Ruth Gowitzke Staff Writer
The Social Work Program is an accredited program at Eastern that puts a lot of pressure on the students who are accepted. For juniors, classes only meet on Tuesdays and Thursdays, and for seniors they only meet on Tuesdays. In fact, students can spend up to six hours between two classes a day, one right after the other. There is little time where the students get to take a break on those days. I find that having these long classes back to back is not beneficial, students cannot give their full attention to a professor for such long periods of time. If the student has absorbed three hours’ worth of information from another class, how are they supposed to absorb another three hours of information without any breaks? I know there are reasons as to why the program is set up this way, and that is why I spoke to the coordinator of the Social Work Program, Dr. Eunice Matthews, to get insight on how this setup works and how this process benefits students in the field.
“The scheduling is consistent over the semesters because what we have in the Social Work Program is a learning community cohort model. So, the way that it goes, is that the students enter the program together and progress through the program together,” Dr. Matthews said. “It allows us to do an immersion of social work values and skills by having this learning community, so that we can schedule things both in and outside of the classroom, without disrupting the student’s other schedule.”
Dr. Matthews then discussed how the scheduling specifically benefits those students who are in their senior year. “We found that it gives them more flexibility if, for example, all their senior classes are on Tuesday. So, you have one day of classes, that gives them four days to complete their requirements for their internship, and at the same time, some students work or have children. It makes it less burdensome on the student in their senior year,” she explained.
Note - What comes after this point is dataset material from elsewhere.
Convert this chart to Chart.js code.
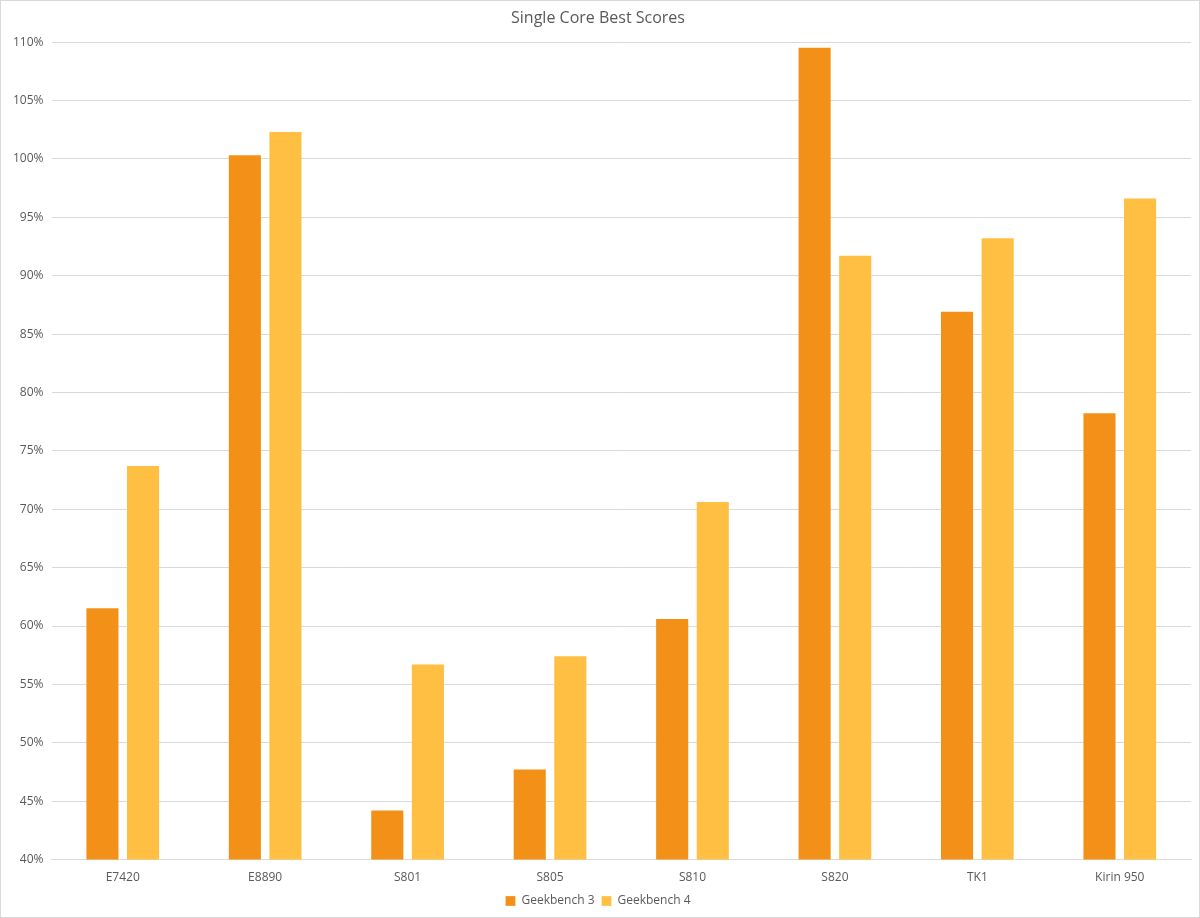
<!DOCTYPE html>
<html>
<head>
<meta charset="utf-8">
<script src="https://cdn.jsdelivr.net/npm/chart.js@4"></script>
<style>
  html, body { margin: 0; padding: 0; background: #fff; }
  #wrap { width: 1198px; height: 916px; border: 1px solid #d9d9d9; }
</style>
</head>
<body>
<div id="wrap"><canvas id="myChart" width="1198" height="916"></canvas></div>
<script>
var categories = ["E7420", "E8890", "S801", "S805", "S810", "S820", "TK1", "Kirin 950"];
var gb3Values = [61.6, 100.4, 44.3, 47.8, 60.7, 109.6, 87.0, 78.3];
var gb4Values = [73.8, 102.4, 56.8, 57.5, 70.7, 91.8, 93.3, 96.7];
var yMin = 40, yMax = 110, yStep = 5;

var textColor = "#595959";
var gridColor = "#d9d9d9";

ch = document.getElementById("myChart");
new Chart(ch, {
  type: "bar",
  data: {
    labels: categories,
    datasets: [
      {
        label: "Geekbench 3",
        data: gb3Values,
        backgroundColor: "#F39017",
        borderColor: "rgba(255,255,255,0.25)",
        borderWidth: 1,
        categoryPercentage: 0.57,
        barPercentage: 0.84,
      },
      {
        label: "Geekbench 4",
        data: gb4Values,
        backgroundColor: "#FFBF42",
        borderColor: "rgba(255,255,255,0.25)",
        borderWidth: 1,
        categoryPercentage: 0.57,
        barPercentage: 0.84,
      },
    ],
  },
  options: {
    responsive: false,
    devicePixelRatio: 1,
    animation: false,
    layout: { padding: { left: 4, right: 8, top: 4, bottom: 0 } },
    scales: {
      x: {
        grid: { display: false },
        border: { color: gridColor },
        ticks: { color: textColor, font: { family: "Open Sans", size: 12 }, padding: 3 },
      },
      y: {
        min: yMin,
        max: yMax,
        ticks: {
          stepSize: yStep,
          color: textColor,
          font: { family: "Open Sans", size: 12 },
          padding: 8,
          callback: function (v) { return v + "%"; },
        },
        grid: { color: gridColor, drawTicks: false },
        border: { display: false },
      },
    },
    plugins: {
      title: {
        display: true,
        text: "Single Core Best Scores",
        color: textColor,
        font: { family: "Open Sans", size: 16, weight: "normal" },
        padding: { top: 4, bottom: 14 },
      },
      legend: {
        display: true,
        position: "bottom",
        labels: {
          color: textColor,
          font: { family: "Open Sans", size: 12 },
          boxWidth: 10,
          boxHeight: 10,
          padding: 7,
        },
      },
      tooltip: { enabled: false },
    },
  },
}); //end of chart
</script>
</body>
</html>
Dr. Matthews also discussed how this model came about and the role it has had in students’ lives. The program adopted the cohort model after she began working at Eastern, it was something that she had suggested, and it has evolved since 2002. She elaborated that another aspect about the program is that students know exactly what they are going to do ahead of time, so for people who have multiple roles, they can plan, and they know when their classes are going to be. Dr. Matthews also mentioned that one of the downsides is that it doesn’t give the program a lot of flexibility, but it also allows them to admit more students. “If I had to give classes all over the place, I wouldn’t be able to offer the major to as many students as I am able to now, so it also increases the access,” she added.
A final point that Dr. Matthews made about the scheduling process of the classes is that it allows the professors to be able to get to know the students and the vice versa. This is an opportunity for the students to form a support system within the program. Dr. Matthews also noted that since conducting an exit survey, she has found that the students enjoy this model of learning.
Despite the various points that Dr. Matthews has made about this scheduling process, I still feel as though students in the Social Work Program would benefit a little more if the schedule spread out, even if that meant having one class in the morning and one class in the evening. But what do I know? I’m just an English major.